The data:
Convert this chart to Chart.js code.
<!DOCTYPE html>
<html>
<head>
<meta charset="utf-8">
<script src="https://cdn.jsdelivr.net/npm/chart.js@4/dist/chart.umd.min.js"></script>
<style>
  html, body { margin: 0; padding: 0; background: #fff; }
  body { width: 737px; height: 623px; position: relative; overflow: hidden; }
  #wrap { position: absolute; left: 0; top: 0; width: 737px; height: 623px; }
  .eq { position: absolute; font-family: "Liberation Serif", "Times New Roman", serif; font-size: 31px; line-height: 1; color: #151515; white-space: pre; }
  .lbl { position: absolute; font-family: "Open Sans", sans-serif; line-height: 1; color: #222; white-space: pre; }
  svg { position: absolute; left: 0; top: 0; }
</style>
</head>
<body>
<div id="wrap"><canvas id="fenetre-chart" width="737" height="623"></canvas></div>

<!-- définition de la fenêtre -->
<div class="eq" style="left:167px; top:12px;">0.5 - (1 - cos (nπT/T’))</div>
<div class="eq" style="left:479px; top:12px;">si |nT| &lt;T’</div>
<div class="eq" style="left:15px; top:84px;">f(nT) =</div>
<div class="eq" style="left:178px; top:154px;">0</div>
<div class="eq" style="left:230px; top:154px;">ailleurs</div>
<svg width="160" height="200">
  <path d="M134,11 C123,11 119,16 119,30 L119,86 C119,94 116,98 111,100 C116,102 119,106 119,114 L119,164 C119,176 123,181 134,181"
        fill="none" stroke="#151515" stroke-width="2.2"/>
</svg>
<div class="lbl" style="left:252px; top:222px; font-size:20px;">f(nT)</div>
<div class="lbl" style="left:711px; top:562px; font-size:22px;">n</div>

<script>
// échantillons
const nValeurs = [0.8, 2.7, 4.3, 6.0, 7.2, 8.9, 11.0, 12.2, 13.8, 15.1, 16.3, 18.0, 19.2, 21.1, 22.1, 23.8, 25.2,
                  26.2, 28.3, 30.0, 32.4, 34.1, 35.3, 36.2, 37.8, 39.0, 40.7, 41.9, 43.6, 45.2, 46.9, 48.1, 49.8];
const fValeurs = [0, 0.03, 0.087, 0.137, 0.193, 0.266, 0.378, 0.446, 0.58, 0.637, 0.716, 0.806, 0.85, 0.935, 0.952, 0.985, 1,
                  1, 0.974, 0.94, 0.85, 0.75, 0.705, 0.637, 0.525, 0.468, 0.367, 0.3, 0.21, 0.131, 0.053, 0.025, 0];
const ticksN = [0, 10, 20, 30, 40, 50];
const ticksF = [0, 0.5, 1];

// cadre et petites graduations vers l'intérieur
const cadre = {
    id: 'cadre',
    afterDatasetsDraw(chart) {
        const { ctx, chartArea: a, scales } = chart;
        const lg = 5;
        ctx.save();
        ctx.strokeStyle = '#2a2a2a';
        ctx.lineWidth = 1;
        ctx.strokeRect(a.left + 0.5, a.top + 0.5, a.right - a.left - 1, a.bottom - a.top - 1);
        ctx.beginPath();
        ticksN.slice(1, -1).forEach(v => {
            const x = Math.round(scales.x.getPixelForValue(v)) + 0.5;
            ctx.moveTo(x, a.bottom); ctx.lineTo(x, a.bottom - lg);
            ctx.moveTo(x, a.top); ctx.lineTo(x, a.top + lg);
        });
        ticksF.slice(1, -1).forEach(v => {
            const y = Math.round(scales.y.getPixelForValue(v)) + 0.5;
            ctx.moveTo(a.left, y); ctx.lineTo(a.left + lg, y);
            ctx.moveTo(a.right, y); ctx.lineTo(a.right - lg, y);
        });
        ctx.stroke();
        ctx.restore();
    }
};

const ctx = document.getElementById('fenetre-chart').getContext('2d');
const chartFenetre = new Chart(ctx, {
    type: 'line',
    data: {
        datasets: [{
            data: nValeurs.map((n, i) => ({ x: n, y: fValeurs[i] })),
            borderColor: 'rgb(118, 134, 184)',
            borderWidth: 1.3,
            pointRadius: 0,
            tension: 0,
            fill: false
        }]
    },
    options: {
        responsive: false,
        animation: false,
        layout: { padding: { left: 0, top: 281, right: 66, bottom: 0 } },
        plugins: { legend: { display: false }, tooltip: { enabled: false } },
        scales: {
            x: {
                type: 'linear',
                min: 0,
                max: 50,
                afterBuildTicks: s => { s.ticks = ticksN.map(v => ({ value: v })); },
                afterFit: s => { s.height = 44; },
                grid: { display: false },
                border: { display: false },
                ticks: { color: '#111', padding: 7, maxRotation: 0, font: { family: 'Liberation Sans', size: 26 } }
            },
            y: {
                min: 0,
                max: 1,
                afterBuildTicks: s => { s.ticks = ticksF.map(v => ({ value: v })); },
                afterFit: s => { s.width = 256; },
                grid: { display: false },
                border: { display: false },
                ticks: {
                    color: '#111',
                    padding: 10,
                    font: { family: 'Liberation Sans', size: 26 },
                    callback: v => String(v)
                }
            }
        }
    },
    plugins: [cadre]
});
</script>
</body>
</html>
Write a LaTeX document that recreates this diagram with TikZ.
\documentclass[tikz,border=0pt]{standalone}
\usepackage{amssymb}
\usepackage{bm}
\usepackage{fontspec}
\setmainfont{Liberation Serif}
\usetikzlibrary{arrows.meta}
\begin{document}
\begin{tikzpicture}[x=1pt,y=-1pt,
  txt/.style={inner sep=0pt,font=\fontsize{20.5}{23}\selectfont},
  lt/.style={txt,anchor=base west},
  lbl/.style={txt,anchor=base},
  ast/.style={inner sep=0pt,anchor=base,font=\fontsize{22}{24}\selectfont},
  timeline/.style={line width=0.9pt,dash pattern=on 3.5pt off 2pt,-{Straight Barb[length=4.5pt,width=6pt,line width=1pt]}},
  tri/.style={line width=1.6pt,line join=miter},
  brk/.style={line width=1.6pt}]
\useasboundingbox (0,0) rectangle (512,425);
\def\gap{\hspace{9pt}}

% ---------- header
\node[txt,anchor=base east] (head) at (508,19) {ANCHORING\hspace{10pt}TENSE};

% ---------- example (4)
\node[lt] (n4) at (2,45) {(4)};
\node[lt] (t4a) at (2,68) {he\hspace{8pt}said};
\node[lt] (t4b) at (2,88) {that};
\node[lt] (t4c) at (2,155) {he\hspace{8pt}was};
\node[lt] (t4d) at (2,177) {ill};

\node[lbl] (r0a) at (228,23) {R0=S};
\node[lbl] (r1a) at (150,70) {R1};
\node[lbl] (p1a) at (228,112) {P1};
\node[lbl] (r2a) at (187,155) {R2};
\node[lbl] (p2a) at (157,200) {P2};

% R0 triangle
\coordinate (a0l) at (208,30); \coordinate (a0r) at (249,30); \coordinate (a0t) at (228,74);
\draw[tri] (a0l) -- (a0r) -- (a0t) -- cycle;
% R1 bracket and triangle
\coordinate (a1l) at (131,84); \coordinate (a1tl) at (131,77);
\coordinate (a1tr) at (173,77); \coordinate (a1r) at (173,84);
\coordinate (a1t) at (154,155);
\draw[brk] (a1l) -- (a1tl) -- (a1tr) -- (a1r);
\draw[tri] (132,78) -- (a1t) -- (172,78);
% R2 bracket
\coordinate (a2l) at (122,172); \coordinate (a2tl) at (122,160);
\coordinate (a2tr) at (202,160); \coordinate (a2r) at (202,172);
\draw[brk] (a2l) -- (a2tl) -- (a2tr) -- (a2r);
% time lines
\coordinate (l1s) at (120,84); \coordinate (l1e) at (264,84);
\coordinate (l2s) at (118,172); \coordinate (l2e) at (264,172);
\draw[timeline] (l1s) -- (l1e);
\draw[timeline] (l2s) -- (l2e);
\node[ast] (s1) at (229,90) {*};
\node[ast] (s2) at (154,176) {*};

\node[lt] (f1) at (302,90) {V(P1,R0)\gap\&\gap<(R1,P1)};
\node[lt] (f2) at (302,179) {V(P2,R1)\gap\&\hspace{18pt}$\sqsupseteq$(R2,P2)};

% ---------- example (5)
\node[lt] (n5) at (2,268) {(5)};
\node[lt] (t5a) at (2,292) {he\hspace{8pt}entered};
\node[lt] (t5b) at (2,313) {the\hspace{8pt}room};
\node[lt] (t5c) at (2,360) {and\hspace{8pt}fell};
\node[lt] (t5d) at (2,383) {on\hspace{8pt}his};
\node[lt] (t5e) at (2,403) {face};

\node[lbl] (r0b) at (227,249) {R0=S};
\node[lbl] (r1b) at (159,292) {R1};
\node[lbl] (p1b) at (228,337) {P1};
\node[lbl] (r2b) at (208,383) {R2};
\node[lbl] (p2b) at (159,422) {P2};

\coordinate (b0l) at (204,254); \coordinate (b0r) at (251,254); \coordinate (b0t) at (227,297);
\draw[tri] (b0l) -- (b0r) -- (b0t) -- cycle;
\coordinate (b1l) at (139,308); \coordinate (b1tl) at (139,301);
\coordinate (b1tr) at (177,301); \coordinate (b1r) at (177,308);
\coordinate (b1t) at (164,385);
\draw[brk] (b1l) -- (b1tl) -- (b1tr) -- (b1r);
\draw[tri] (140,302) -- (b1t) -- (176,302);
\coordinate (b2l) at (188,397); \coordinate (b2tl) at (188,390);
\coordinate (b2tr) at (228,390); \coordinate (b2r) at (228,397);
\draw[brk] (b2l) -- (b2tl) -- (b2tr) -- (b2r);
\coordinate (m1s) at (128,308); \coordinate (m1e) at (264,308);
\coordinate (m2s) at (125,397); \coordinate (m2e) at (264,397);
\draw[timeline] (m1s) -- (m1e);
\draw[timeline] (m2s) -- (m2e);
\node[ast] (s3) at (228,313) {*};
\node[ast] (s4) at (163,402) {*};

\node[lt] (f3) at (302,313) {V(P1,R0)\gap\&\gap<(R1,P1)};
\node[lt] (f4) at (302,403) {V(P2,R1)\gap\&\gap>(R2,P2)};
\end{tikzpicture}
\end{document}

What this task involves: Reproduce exactly the lines from the line with "Write a LaTeX" through the line with "(s2) at (154,176)", both end lines included, and only those lines.

Response for this exercise:
Write a LaTeX document that recreates this diagram with TikZ.
\documentclass[tikz,border=0pt]{standalone}
\usepackage{amssymb}
\usepackage{bm}
\usepackage{fontspec}
\setmainfont{Liberation Serif}
\usetikzlibrary{arrows.meta}
\begin{document}
\begin{tikzpicture}[x=1pt,y=-1pt,
  txt/.style={inner sep=0pt,font=\fontsize{20.5}{23}\selectfont},
  lt/.style={txt,anchor=base west},
  lbl/.style={txt,anchor=base},
  ast/.style={inner sep=0pt,anchor=base,font=\fontsize{22}{24}\selectfont},
  timeline/.style={line width=0.9pt,dash pattern=on 3.5pt off 2pt,-{Straight Barb[length=4.5pt,width=6pt,line width=1pt]}},
  tri/.style={line width=1.6pt,line join=miter},
  brk/.style={line width=1.6pt}]
\useasboundingbox (0,0) rectangle (512,425);
\def\gap{\hspace{9pt}}

% ---------- header
\node[txt,anchor=base east] (head) at (508,19) {ANCHORING\hspace{10pt}TENSE};

% ---------- example (4)
\node[lt] (n4) at (2,45) {(4)};
\node[lt] (t4a) at (2,68) {he\hspace{8pt}said};
\node[lt] (t4b) at (2,88) {that};
\node[lt] (t4c) at (2,155) {he\hspace{8pt}was};
\node[lt] (t4d) at (2,177) {ill};

\node[lbl] (r0a) at (228,23) {R0=S};
\node[lbl] (r1a) at (150,70) {R1};
\node[lbl] (p1a) at (228,112) {P1};
\node[lbl] (r2a) at (187,155) {R2};
\node[lbl] (p2a) at (157,200) {P2};

% R0 triangle
\coordinate (a0l) at (208,30); \coordinate (a0r) at (249,30); \coordinate (a0t) at (228,74);
\draw[tri] (a0l) -- (a0r) -- (a0t) -- cycle;
% R1 bracket and triangle
\coordinate (a1l) at (131,84); \coordinate (a1tl) at (131,77);
\coordinate (a1tr) at (173,77); \coordinate (a1r) at (173,84);
\coordinate (a1t) at (154,155);
\draw[brk] (a1l) -- (a1tl) -- (a1tr) -- (a1r);
\draw[tri] (132,78) -- (a1t) -- (172,78);
% R2 bracket
\coordinate (a2l) at (122,172); \coordinate (a2tl) at (122,160);
\coordinate (a2tr) at (202,160); \coordinate (a2r) at (202,172);
\draw[brk] (a2l) -- (a2tl) -- (a2tr) -- (a2r);
% time lines
\coordinate (l1s) at (120,84); \coordinate (l1e) at (264,84);
\coordinate (l2s) at (118,172); \coordinate (l2e) at (264,172);
\draw[timeline] (l1s) -- (l1e);
\draw[timeline] (l2s) -- (l2e);
\node[ast] (s1) at (229,90) {*};
\node[ast] (s2) at (154,176) {*};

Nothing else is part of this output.